→ DATA
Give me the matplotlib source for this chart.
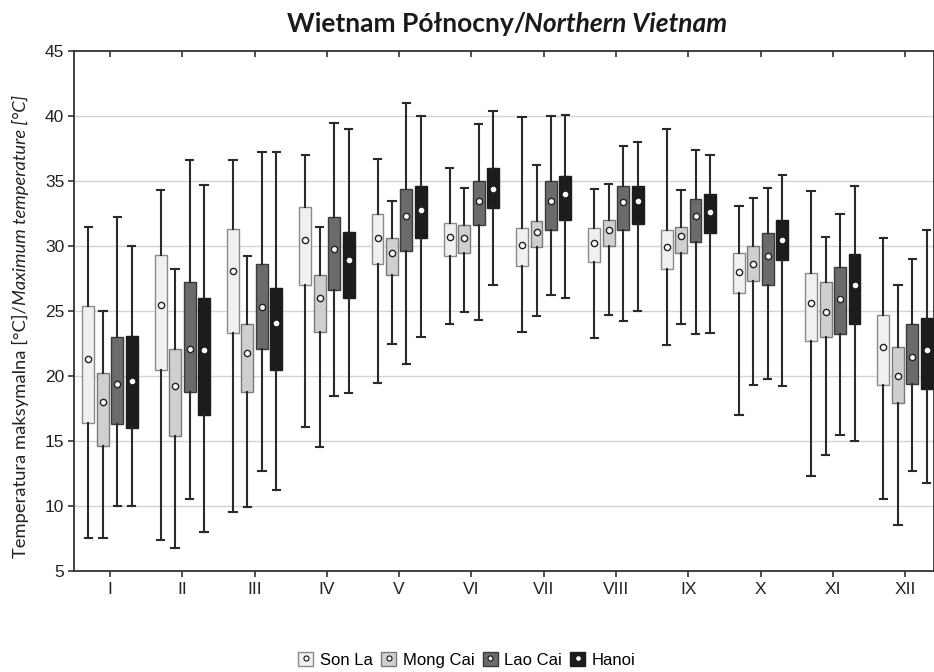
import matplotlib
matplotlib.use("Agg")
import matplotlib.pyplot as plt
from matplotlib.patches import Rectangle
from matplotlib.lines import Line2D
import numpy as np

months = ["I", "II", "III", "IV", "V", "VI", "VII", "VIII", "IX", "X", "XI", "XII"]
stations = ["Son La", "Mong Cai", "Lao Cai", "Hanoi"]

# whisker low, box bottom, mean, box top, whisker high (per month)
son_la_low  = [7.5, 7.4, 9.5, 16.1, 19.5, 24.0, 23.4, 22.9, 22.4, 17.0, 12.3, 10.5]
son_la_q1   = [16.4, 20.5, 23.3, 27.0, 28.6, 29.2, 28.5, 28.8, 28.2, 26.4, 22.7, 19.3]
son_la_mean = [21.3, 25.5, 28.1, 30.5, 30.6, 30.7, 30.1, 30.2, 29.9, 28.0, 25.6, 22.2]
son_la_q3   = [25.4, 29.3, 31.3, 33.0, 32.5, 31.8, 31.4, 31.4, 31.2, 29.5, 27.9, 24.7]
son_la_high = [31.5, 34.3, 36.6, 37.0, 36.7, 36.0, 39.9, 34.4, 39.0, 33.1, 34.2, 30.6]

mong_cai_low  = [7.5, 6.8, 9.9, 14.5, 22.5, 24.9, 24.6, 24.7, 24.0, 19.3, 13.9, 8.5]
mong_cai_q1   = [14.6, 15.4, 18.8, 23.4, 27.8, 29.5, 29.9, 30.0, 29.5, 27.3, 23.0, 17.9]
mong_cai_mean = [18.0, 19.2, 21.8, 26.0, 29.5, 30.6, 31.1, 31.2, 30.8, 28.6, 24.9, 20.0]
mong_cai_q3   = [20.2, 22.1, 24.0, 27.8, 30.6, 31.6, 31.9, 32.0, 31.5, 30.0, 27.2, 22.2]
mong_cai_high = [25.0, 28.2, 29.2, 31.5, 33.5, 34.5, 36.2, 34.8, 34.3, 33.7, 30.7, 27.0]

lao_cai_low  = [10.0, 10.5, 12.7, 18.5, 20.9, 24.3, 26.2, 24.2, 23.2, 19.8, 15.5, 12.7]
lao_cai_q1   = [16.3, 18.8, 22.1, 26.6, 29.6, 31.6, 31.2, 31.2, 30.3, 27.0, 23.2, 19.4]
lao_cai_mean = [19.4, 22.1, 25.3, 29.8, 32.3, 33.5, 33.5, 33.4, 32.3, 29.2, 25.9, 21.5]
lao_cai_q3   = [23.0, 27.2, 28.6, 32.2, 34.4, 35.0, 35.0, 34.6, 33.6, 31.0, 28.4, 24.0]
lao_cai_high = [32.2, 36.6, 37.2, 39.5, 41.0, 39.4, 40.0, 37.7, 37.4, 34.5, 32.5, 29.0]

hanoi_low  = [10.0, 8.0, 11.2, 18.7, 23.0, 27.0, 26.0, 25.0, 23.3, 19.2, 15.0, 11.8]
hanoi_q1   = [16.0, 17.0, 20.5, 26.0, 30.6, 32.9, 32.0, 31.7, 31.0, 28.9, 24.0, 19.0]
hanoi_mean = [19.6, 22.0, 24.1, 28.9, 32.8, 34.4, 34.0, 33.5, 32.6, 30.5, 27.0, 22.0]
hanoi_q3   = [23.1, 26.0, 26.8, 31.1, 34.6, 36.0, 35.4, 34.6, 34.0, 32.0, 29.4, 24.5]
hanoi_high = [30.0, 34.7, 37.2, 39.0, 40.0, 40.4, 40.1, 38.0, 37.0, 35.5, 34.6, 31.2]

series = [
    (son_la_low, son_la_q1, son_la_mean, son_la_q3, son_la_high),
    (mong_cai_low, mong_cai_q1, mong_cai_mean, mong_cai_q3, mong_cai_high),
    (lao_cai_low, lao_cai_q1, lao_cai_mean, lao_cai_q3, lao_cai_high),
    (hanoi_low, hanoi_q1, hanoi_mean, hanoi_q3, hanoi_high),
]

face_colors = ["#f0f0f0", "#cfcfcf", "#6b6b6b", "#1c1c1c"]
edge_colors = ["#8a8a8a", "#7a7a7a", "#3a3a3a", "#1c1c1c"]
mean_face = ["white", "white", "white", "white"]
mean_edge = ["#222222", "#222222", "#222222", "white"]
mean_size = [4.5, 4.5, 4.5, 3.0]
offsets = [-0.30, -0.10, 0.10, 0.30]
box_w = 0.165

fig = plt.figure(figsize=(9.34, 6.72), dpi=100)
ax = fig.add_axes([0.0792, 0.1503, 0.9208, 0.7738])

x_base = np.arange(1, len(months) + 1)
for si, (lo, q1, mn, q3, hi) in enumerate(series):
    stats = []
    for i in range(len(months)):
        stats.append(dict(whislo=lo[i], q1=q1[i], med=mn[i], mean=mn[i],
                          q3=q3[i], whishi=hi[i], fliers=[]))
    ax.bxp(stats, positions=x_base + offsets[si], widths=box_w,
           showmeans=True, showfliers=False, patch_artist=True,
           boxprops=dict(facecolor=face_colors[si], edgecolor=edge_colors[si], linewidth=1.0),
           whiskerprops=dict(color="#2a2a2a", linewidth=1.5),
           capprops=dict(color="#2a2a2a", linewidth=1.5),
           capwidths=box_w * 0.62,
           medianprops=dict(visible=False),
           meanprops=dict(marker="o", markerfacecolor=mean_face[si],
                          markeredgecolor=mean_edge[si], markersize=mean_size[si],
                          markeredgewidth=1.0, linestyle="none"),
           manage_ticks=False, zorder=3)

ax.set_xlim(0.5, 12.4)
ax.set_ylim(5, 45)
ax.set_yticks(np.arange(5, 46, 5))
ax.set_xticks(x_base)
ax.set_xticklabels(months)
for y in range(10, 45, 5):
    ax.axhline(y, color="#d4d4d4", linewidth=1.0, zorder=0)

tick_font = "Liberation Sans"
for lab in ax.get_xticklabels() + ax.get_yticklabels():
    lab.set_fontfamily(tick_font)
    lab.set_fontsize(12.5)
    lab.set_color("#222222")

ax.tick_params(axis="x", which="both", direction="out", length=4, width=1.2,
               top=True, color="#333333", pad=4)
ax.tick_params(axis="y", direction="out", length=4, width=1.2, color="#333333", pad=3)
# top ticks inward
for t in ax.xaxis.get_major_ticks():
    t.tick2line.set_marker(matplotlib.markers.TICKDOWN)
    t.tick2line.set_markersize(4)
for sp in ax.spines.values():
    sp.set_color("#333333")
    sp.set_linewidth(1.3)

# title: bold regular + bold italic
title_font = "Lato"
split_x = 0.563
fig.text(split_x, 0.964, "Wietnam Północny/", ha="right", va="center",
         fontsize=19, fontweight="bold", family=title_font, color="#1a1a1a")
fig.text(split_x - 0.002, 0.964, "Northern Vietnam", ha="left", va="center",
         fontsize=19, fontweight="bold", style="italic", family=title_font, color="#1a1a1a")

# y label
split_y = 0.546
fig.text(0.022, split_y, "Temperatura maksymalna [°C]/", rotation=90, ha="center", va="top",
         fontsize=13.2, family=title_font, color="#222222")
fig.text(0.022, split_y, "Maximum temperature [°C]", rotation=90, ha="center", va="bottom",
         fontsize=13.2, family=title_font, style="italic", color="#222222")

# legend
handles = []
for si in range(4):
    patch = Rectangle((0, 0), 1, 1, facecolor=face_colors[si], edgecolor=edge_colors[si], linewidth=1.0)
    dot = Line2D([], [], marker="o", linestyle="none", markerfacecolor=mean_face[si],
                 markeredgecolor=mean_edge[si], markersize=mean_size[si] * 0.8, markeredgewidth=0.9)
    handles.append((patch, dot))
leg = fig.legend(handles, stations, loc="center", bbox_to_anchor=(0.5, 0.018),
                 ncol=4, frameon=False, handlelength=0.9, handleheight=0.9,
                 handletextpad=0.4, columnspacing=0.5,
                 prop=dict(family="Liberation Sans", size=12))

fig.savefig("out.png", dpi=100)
---
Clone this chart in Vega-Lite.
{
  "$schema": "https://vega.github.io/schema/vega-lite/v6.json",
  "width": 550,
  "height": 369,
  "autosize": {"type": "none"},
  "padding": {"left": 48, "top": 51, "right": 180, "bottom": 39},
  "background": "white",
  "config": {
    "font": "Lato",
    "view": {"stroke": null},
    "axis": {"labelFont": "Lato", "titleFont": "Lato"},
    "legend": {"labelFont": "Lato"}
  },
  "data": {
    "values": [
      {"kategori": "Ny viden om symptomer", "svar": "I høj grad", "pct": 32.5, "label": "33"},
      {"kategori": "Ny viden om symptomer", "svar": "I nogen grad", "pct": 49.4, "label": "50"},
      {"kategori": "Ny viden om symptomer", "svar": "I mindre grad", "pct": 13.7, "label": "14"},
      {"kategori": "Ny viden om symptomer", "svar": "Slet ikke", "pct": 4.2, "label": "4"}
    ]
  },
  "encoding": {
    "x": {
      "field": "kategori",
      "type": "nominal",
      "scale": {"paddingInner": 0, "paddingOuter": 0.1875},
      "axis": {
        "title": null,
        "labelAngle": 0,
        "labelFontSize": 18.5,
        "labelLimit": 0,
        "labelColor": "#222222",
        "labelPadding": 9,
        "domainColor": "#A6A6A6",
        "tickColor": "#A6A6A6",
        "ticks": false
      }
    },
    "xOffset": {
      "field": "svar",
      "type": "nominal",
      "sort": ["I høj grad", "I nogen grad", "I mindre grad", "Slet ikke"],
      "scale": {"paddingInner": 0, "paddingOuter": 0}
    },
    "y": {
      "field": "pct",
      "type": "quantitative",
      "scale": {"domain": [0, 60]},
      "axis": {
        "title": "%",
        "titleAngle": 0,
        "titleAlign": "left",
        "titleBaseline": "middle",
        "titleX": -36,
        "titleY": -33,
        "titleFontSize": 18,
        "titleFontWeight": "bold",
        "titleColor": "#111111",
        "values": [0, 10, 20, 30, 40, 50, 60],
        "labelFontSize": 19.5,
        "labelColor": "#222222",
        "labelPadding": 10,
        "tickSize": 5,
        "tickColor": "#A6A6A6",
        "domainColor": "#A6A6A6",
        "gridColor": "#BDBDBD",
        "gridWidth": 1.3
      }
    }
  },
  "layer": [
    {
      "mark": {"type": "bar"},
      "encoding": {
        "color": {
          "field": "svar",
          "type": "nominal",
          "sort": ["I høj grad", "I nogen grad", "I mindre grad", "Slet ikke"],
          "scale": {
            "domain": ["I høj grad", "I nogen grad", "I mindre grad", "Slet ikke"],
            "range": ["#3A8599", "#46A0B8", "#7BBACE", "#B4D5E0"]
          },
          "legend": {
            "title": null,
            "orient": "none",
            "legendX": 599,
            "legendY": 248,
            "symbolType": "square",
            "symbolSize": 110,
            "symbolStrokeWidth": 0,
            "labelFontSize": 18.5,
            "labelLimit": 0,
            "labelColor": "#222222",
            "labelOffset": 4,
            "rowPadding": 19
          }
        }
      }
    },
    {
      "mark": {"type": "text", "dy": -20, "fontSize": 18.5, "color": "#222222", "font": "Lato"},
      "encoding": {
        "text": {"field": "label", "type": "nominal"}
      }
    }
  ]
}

→ TASK STATEMENT
Keep the pictures out, and extract only the lines that begin at the one containing "Give me the matplotlib source for this chart." and end at the one containing "33.1, 34.2, 30.6]", inclusive.

→ WRITTEN ANSWER
Give me the matplotlib source for this chart.
import matplotlib
matplotlib.use("Agg")
import matplotlib.pyplot as plt
from matplotlib.patches import Rectangle
from matplotlib.lines import Line2D
import numpy as np

months = ["I", "II", "III", "IV", "V", "VI", "VII", "VIII", "IX", "X", "XI", "XII"]
stations = ["Son La", "Mong Cai", "Lao Cai", "Hanoi"]

# whisker low, box bottom, mean, box top, whisker high (per month)
son_la_low  = [7.5, 7.4, 9.5, 16.1, 19.5, 24.0, 23.4, 22.9, 22.4, 17.0, 12.3, 10.5]
son_la_q1   = [16.4, 20.5, 23.3, 27.0, 28.6, 29.2, 28.5, 28.8, 28.2, 26.4, 22.7, 19.3]
son_la_mean = [21.3, 25.5, 28.1, 30.5, 30.6, 30.7, 30.1, 30.2, 29.9, 28.0, 25.6, 22.2]
son_la_q3   = [25.4, 29.3, 31.3, 33.0, 32.5, 31.8, 31.4, 31.4, 31.2, 29.5, 27.9, 24.7]
son_la_high = [31.5, 34.3, 36.6, 37.0, 36.7, 36.0, 39.9, 34.4, 39.0, 33.1, 34.2, 30.6]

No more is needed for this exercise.